Hopefully with some serious hydration, lots of tea, and much Advil Cold and Sinus (oh, how I love you, wonder drug that can potentially be used to make crystal meth, so I have to buy you from the pharmacy counter now...), I'll be able to keep up the pace this week.
Meanwhile, another teaser! Because I know you guys sooo adore these, yes?! har har.
Short background: my main character, Melika, is narcoleptic. This is right after she hallucinates an old woman on a bus patting her shoulder at her stop:
By the time I’ve climbed off the bus and peeked back at the window where I was seated, the woman has vanished.
A manifestation of my subconscious, my therapist would say. I knew I needed to get off the bus, so I invented the old woman to wake myself up. That’s all.
These shores will swarm with the invisible dead of my tribe.
I don’t remember when I first started to see them. The first time I told anyone, I was eight years old. Before my diagnosis.
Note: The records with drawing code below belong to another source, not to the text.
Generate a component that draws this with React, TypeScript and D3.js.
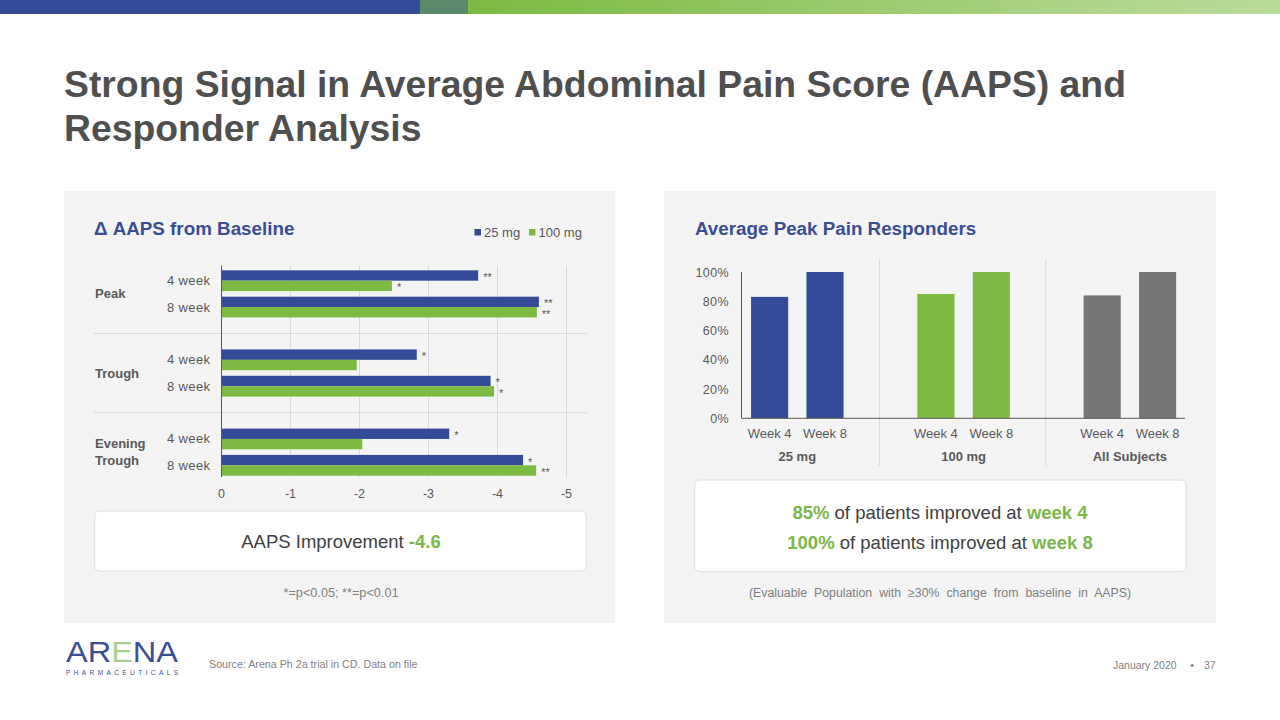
import React from "react";
import * as d3 from "d3";

// ---------- Data ----------
const titleLines = ["Strong Signal in Average Abdominal Pain Score (AAPS) and", "Responder Analysis"];

// Left chart: Δ AAPS from Baseline
const aapsGroups = ["Peak", "Trough", "Evening Trough"];
const aapsRows = ["4 week", "8 week"];
const aaps25 = [-3.72, -4.6, -2.83, -3.9, -3.3, -4.37];
const aaps100 = [-2.47, -4.57, -1.96, -3.95, -2.04, -4.56];
const sig25 = ["**", "**", "*", "*", "*", "*"];
const sig100 = ["*", "**", "", "*", "", "**"];
const aapsTicks = [0, -1, -2, -3, -4, -5];
const seriesNames = ["25 mg", "100 mg"];

// Right chart: Average Peak Pain Responders
const respGroups = ["25 mg", "100 mg", "All Subjects"];
const respWeeks = ["Week 4", "Week 8"];
const respWeek4 = [83, 85, 84];
const respWeek8 = [100, 100, 100];
const respTicks = [0, 20, 40, 60, 80, 100];

// ---------- Style ----------
const BLUE = "#344c98";
const GREEN = "#7cba42";
const GRAY = "#767676";
const TXT = "#595959";
const GRID = "#d9d9d9";
const FONT = "'Liberation Sans', Arial, sans-serif";
const groupColors = [BLUE, GREEN, GRAY];

export default function App() {
  // Left chart scales
  const xL = d3.scaleLinear().domain([0, -5]).range([221.5, 566.5]);
  const slotIds = d3.range(8);
  const yL = d3.scaleBand<number>().domain(slotIds).range([267.5, 478.5]).padding(0);
  const inner = d3.scaleBand<string>().domain(seriesNames).range([0, yL.bandwidth()]).paddingInner(0).paddingOuter(0.27);
  const rowSlot = (i: number) => Math.floor(i / 2) * 3 + (i % 2);
  const gridTop = 265.5;
  const gridBottom = 477;

  // Right chart scales
  const yR = d3.scaleLinear().domain([0, 100]).range([418.3, 272]);
  const xR = d3.scaleBand<number>().domain(slotIds).range([741.9, 1185.3]).padding(0);
  const barW = xR.bandwidth() * 0.67;
  const colSlot = (g: number, w: number) => g * 3 + w;

  const rowsData = aaps25.map((v, i) => ({
    i,
    group: aapsGroups[Math.floor(i / 2)],
    row: aapsRows[i % 2],
    v25: v,
    v100: aaps100[i],
  }));

  return (
    <svg width={1280} height={720} style={{ position: "absolute", left: 0, top: 0, fontFamily: FONT }}>
      <defs>
        <linearGradient id="topgrad" x1="0" x2="1" y1="0" y2="0">
          <stop offset="0%" stopColor="#7cba42" />
          <stop offset="100%" stopColor="#bcdc9e" />
        </linearGradient>
      </defs>
      <rect x={0} y={0} width={1280} height={720} fill="#ffffff" />
      {/* Top bar */}
      <rect x={0} y={0} width={420} height={14} fill={BLUE} />
      <rect x={420} y={0} width={48} height={14} fill="#5a8a6b" />
      <rect x={468} y={0} width={812} height={14} fill="url(#topgrad)" />

      {/* Title */}
      {titleLines.map((t, i) => (
        <text key={i} x={64} y={97 + i * 44} fontSize={37.35} fontWeight="bold" fill="#4f4f4f">
          {t}
        </text>
      ))}

      {/* Panels */}
      <rect x={64} y={191} width={551} height={432} fill="#f4f4f4" />
      <rect x={664} y={191} width={552} height={432} fill="#f4f4f4" />

      {/* ---------- Left chart ---------- */}
      <text x={94} y={234.5} fontSize={18.8} fontWeight="bold" fill="#3a4e94">
        Δ AAPS from Baseline
      </text>
      {/* legend */}
      {seriesNames.map((s, i) => {
        const lx = i === 0 ? 474.5 : 529;
        return (
          <g key={s}>
            <rect x={lx} y={229} width={6.5} height={6.5} fill={i === 0 ? BLUE : GREEN} />
            <text x={lx + 9.5} y={236.5} fontSize={13} fill={TXT}>
              {s}
            </text>
          </g>
        );
      })}
      {/* vertical gridlines */}
      {aapsTicks.slice(1).map((t) => (
        <line key={t} x1={xL(t)} x2={xL(t)} y1={gridTop} y2={gridBottom} stroke={GRID} strokeWidth={1} />
      ))}
      {/* group separators */}
      {[2, 5].map((s) => (
        <line key={s} x1={94} x2={587} y1={yL(s)! + yL.bandwidth() / 2} y2={yL(s)! + yL.bandwidth() / 2} stroke={GRID} strokeWidth={1} />
      ))}
      {/* bars */}
      {rowsData.map((d) => {
        const y0 = yL(rowSlot(d.i))!;
        const yb = y0 + inner("25 mg")!;
        const yg = y0 + inner("100 mg")!;
        const h = inner.bandwidth();
        return (
          <g key={d.i}>
            <rect x={xL(0)} y={yb} width={xL(d.v25) - xL(0)} height={h} fill={BLUE} />
            <rect x={xL(0)} y={yg} width={xL(d.v100) - xL(0)} height={h} fill={GREEN} />
            {sig25[d.i] && (
              <text x={xL(d.v25) + 5} y={yb + h / 2 + 5.5} fontSize={11} fill={TXT}>
                {sig25[d.i]}
              </text>
            )}
            {sig100[d.i] && (
              <text x={xL(d.v100) + 5} y={yg + h / 2 + 5.5} fontSize={11} fill={TXT}>
                {sig100[d.i]}
              </text>
            )}
            <text x={210.5} y={y0 + yL.bandwidth() / 2 + 4.5} fontSize={13} fill={TXT} textAnchor="end" letterSpacing={0.4}>
              {d.row}
            </text>
          </g>
        );
      })}
      {/* zero axis */}
      <line x1={xL(0)} x2={xL(0)} y1={gridTop} y2={gridBottom} stroke="#595959" strokeWidth={1} />
      {/* group labels */}
      {aapsGroups.map((g, gi) => {
        const cy = (yL(gi * 3)! + yL(gi * 3 + 1)! + yL.bandwidth()) / 2;
        const words = g.split(" ");
        return (
          <text key={g} x={95} y={cy + 4.5 - ((words.length - 1) * 17.5) / 2} fontSize={13} fontWeight="bold" fill={TXT}>
            {words.map((w, wi) => (
              <tspan key={wi} x={95} dy={wi === 0 ? 0 : 17.5}>
                {w}
              </tspan>
            ))}
          </text>
        );
      })}
      {/* x tick labels */}
      {aapsTicks.map((t) => (
        <text key={t} x={xL(t)} y={498} fontSize={12.5} fill={TXT} textAnchor="middle">
          {d3.format("d")(t).replace("−", "-")}
        </text>
      ))}
      {/* AAPS improvement box */}
      <rect x={94.7} y={511} width={491.6} height={60} rx={5} fill="#ffffff" stroke="#dedede" strokeWidth={1} />
      <text x={341} y={547.5} fontSize={18.5} fill="#404040" textAnchor="middle">
        AAPS Improvement{" "}
        <tspan fontWeight="bold" fill="#7ab648">
          -4.6
        </tspan>
      </text>
      <text x={341} y={597} fontSize={12.7} fill="#7f7f7f" textAnchor="middle">
        *=p&lt;0.05; **=p&lt;0.01
      </text>

      {/* ---------- Right chart ---------- */}
      <text x={695} y={234.5} fontSize={18.8} fontWeight="bold" fill="#3a4e94">
        Average Peak Pain Responders
      </text>
      {/* separators */}
      {[2, 5].map((s) => (
        <line key={s} x1={xR(s)! + xR.bandwidth() / 2 - 1} x2={xR(s)! + xR.bandwidth() / 2 - 1} y1={260} y2={466} stroke={GRID} strokeWidth={1} />
      ))}
      {/* bars */}
      {respGroups.map((g, gi) => {
        const vals = [respWeek4[gi], respWeek8[gi]];
        return (
          <g key={g}>
            {vals.map((v, wi) => {
              const cx = xR(colSlot(gi, wi))! + xR.bandwidth() / 2;
              return (
                <g key={wi}>
                  <rect x={cx - barW / 2} y={yR(v)} width={barW} height={yR(0) - yR(v)} fill={groupColors[gi]} />
                  <text x={cx} y={438} fontSize={13} fill={TXT} textAnchor="middle">
                    {respWeeks[wi]}
                  </text>
                </g>
              );
            })}
            <text
              x={(xR(colSlot(gi, 0))! + xR(colSlot(gi, 1))! + xR.bandwidth()) / 2}
              y={461}
              fontSize={13}
              fontWeight="bold"
              fill={TXT}
              textAnchor="middle"
            >
              {g}
            </text>
          </g>
        );
      })}
      {/* axes */}
      <line x1={741.5} x2={741.5} y1={yR(100)} y2={yR(0)} stroke="#595959" strokeWidth={1} />
      <line x1={741.5} x2={1185} y1={yR(0)} y2={yR(0)} stroke="#595959" strokeWidth={1} />
      {respTicks.map((t) => (
        <text key={t} x={729} y={yR(t) + 4.5} fontSize={12.5} fill={TXT} textAnchor="end" letterSpacing={0.4}>
          {t}%
        </text>
      ))}
      {/* responder box */}
      <rect x={694.7} y={480} width={491.3} height={91.7} rx={5} fill="#ffffff" stroke="#dedede" strokeWidth={1} />
      <text x={940} y={519} fontSize={18.5} fill="#404040" textAnchor="middle">
        <tspan fontWeight="bold" fill="#7ab648">85%</tspan> of patients improved at{" "}
        <tspan fontWeight="bold" fill="#7ab648">week 4</tspan>
      </text>
      <text x={940} y={548.5} fontSize={18.5} fill="#404040" textAnchor="middle">
        <tspan fontWeight="bold" fill="#7ab648">100%</tspan> of patients improved at{" "}
        <tspan fontWeight="bold" fill="#7ab648">week 8</tspan>
      </text>
      <text x={940} y={596.5} fontSize={12.3} fill="#7f7f7f" textAnchor="middle" wordSpacing={3.6}>
        (Evaluable Population with ≥30% change from baseline in AAPS)
      </text>

      {/* ---------- Footer ---------- */}
      <text x={66} y={662} fontSize={29} fill="#3a4e94" textLength={112} lengthAdjust="spacingAndGlyphs">
        AR<tspan fill="#a9d18e">E</tspan>NA
      </text>
      <text x={66} y={674.5} fontSize={6.5} fill="#3a4e94" textLength={112} lengthAdjust="spacing">
        PHARMACEUTICALS
      </text>
      <text x={209} y={668} fontSize={10.7} fill="#7f7f7f">
        Source: Arena Ph 2a trial in CD.  Data on file
      </text>
      <text x={1113} y={669} fontSize={10.5} fill="#7f7f7f">
        January 2020
      </text>
      <text x={1192} y={669} fontSize={10.5} fill="#7f7f7f" textAnchor="middle">
        •
      </text>
      <text x={1204} y={669} fontSize={10.5} fill="#7f7f7f">
        37
      </text>
    </svg>
  );
}
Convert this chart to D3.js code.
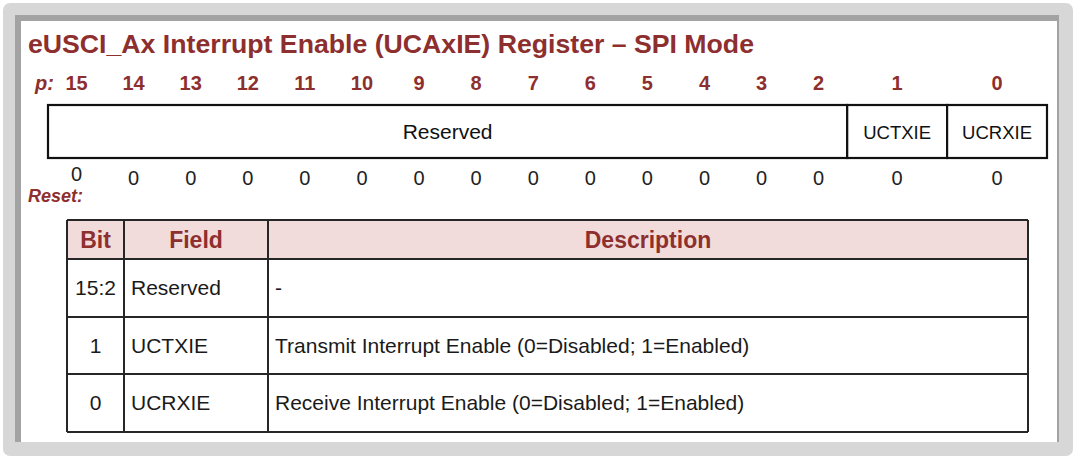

One night, Mom found me in the kitchen bent over homework. It was 3 in the morning. She sat beside me. “Why don’t you sleep, honey?” she asked. “Are you afraid of the dark?”
I shook my head. “The people don’t come at night.”
She reached out and put her hand over mine, stopping my pencil in mid-stroke. “What people, Melika?” Her black eyes bored into mine, wide lips bent into a frown. I didn’t recognize the expression at the time. But looking back, I realize my mom was terrified.
“The quiet ones,” I said. I wasn’t able to articulate it, not yet. Still, even at eight years old, I knew nobody else saw these people. Sometimes they’d be people I knew. My grandparents, my old best friend Kayla, who moved to Georgia when I was 7, or anyone who’d been on my mind a lot that year. Freshman year, every quiet one I saw wore Hope Li’s face.
But some were strangers. An old man in the middle of the road Dad was speeding down. A child staring from the windows of a long-abandoned apartment complex. A burly, tattooed motorcycle man weaving through the crowd at my favorite coffee shop.
At times, I have trouble telling them apart from real people. I’ll tug on Paige’s sleeve and point them out. She’ll just laugh and shake her head. “Daydreaming again.”
As I grew older, I learned tricks for spotting them. They’d squeeze through impossibly tight gaps; they’d be hit by a car or run screaming into traffic and no one around me would react. I usually only spot them in the daytime, in public places. And the biggest giveaway of all: they always stare at me. Even downtown, where no one meets your eyes if they can avoid it, the quiet ones smile and incline their heads. Silent acknowledgment that we see each other.
But sometimes it’s still hard to tell reality from imagination.
Very interesting! I'm really curious as to what's going on with this girl.